** start of Exercise data **

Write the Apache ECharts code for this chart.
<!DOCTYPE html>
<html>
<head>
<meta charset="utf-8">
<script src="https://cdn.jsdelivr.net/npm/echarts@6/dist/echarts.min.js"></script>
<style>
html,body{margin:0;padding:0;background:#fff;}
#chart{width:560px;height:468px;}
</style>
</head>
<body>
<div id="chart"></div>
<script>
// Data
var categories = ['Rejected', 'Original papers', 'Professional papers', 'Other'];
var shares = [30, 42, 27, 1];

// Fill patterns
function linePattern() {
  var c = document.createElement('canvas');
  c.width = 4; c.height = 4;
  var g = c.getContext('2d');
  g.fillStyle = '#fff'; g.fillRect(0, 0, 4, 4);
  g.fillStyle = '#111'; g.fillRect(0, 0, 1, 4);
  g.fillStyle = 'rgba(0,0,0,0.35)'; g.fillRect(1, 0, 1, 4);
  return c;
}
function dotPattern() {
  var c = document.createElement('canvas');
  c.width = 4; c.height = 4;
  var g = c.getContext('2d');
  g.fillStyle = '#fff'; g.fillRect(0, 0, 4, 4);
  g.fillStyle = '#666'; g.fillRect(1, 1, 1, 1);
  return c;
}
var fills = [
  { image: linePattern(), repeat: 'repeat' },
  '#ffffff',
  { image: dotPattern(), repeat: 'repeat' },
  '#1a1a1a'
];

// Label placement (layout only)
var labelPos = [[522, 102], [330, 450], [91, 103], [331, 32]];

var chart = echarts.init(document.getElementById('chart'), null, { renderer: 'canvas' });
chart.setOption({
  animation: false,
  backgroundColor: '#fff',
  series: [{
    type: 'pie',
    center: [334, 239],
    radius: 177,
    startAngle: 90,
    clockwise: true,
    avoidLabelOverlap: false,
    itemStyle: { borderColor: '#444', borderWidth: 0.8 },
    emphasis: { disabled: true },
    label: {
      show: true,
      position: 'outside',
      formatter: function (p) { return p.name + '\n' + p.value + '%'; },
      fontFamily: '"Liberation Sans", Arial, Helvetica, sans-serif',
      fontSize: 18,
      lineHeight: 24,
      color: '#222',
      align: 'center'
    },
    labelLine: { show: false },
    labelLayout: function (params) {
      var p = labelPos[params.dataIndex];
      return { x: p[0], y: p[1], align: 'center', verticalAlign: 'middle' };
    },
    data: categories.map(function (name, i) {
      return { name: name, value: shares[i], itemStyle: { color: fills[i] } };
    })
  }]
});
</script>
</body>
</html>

** end of Exercise data **
** start of Exercise data **

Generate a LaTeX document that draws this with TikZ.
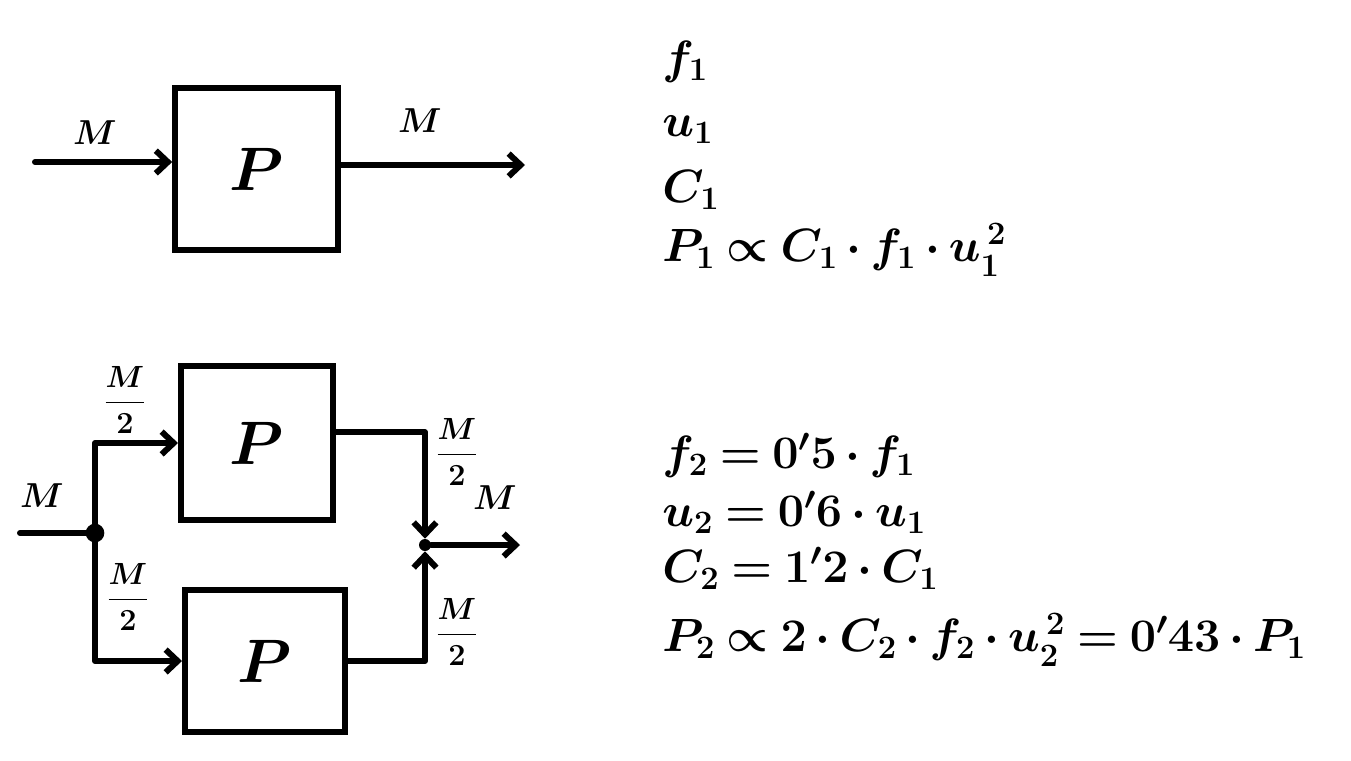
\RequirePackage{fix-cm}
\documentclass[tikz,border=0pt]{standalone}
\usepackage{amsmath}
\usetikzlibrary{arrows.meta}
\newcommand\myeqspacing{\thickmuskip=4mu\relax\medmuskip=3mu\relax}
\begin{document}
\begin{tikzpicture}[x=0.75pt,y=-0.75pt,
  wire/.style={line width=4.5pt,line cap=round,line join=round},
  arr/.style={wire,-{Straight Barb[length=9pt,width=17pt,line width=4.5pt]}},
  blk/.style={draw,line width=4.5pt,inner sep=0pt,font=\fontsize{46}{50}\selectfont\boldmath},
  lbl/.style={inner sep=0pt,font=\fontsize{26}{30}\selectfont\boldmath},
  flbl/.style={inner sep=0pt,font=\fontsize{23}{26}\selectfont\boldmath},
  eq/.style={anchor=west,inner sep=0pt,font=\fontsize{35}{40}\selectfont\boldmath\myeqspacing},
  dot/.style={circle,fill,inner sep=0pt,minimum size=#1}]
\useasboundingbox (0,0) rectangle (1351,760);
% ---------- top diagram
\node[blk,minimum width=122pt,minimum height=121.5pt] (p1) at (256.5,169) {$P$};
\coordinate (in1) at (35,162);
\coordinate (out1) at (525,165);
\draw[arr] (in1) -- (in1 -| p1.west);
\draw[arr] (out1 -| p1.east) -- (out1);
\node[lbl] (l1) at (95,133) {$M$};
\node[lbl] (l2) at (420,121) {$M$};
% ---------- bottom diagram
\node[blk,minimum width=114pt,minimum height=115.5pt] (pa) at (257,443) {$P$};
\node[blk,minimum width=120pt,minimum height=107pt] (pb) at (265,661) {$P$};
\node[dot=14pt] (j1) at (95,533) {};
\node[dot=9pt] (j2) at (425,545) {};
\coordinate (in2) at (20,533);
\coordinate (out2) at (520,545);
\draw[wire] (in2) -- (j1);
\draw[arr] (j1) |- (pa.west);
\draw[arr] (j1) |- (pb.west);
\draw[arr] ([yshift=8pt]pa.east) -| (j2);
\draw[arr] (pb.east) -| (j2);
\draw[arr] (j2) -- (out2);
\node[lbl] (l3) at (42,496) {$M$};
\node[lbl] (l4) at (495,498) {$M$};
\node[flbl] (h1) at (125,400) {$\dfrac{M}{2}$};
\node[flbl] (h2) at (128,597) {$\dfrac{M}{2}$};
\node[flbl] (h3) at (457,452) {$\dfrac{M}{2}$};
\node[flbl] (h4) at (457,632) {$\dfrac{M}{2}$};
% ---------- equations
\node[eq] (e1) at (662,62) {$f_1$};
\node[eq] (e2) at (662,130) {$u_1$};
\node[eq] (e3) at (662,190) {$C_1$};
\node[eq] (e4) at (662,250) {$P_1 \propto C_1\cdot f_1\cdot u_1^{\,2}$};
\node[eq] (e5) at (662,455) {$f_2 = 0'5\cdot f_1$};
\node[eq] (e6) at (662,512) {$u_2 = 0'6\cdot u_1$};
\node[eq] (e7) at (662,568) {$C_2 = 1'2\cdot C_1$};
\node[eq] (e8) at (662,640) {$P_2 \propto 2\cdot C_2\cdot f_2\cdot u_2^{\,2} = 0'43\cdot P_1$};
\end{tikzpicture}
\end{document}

** end of Exercise data **
** start of Exercise data **

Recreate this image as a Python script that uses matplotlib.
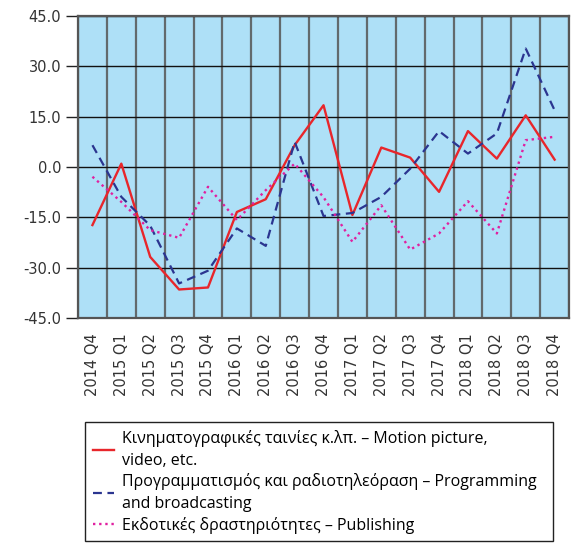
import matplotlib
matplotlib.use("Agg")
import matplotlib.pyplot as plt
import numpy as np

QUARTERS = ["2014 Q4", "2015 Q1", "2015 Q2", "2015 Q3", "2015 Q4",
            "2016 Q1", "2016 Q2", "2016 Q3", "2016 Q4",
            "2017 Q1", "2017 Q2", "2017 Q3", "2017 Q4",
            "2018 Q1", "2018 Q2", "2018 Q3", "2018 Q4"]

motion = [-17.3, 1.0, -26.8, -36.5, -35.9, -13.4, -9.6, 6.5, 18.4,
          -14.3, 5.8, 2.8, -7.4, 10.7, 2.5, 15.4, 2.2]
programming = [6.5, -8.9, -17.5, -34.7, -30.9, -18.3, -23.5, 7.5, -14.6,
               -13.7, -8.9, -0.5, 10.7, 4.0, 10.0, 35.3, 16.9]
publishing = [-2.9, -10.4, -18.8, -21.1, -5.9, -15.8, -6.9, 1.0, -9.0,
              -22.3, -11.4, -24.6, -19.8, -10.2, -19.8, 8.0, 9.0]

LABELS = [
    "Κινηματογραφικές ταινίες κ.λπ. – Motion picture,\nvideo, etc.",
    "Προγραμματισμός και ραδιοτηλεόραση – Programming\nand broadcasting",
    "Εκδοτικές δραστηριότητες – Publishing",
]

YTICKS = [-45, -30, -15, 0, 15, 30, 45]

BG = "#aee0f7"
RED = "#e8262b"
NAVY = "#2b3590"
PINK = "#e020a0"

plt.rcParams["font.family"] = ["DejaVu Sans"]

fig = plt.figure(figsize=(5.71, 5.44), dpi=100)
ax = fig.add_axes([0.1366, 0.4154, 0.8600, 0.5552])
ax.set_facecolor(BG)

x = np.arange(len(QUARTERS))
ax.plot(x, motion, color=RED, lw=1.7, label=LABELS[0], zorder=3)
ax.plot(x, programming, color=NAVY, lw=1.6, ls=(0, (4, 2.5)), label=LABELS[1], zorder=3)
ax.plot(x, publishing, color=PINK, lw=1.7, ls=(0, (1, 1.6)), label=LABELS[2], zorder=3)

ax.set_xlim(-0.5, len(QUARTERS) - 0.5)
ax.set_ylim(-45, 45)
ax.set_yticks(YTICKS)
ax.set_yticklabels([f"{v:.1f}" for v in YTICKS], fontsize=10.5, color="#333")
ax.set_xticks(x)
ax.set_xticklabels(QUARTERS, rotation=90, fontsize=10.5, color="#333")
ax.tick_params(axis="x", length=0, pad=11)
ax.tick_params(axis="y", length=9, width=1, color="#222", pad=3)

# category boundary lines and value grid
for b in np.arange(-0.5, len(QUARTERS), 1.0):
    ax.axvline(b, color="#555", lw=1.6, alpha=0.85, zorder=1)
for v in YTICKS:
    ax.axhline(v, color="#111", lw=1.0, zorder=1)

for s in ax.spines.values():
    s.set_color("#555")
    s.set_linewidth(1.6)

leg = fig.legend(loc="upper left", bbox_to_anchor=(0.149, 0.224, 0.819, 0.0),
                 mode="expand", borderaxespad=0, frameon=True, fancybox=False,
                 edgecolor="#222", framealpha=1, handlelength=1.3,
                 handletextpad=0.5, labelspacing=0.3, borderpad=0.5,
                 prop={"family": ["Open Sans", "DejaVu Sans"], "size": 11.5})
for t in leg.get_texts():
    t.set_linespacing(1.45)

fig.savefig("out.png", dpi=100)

** end of Exercise data **

◆ Work to be completed
Within the material above, find the lines that contain the word "image"; copy them.

◆ Answer in full
  { image: linePattern(), repeat: 'repeat' },
  { image: dotPattern(), repeat: 'repeat' },
Recreate this image as a Python script that uses matplotlib.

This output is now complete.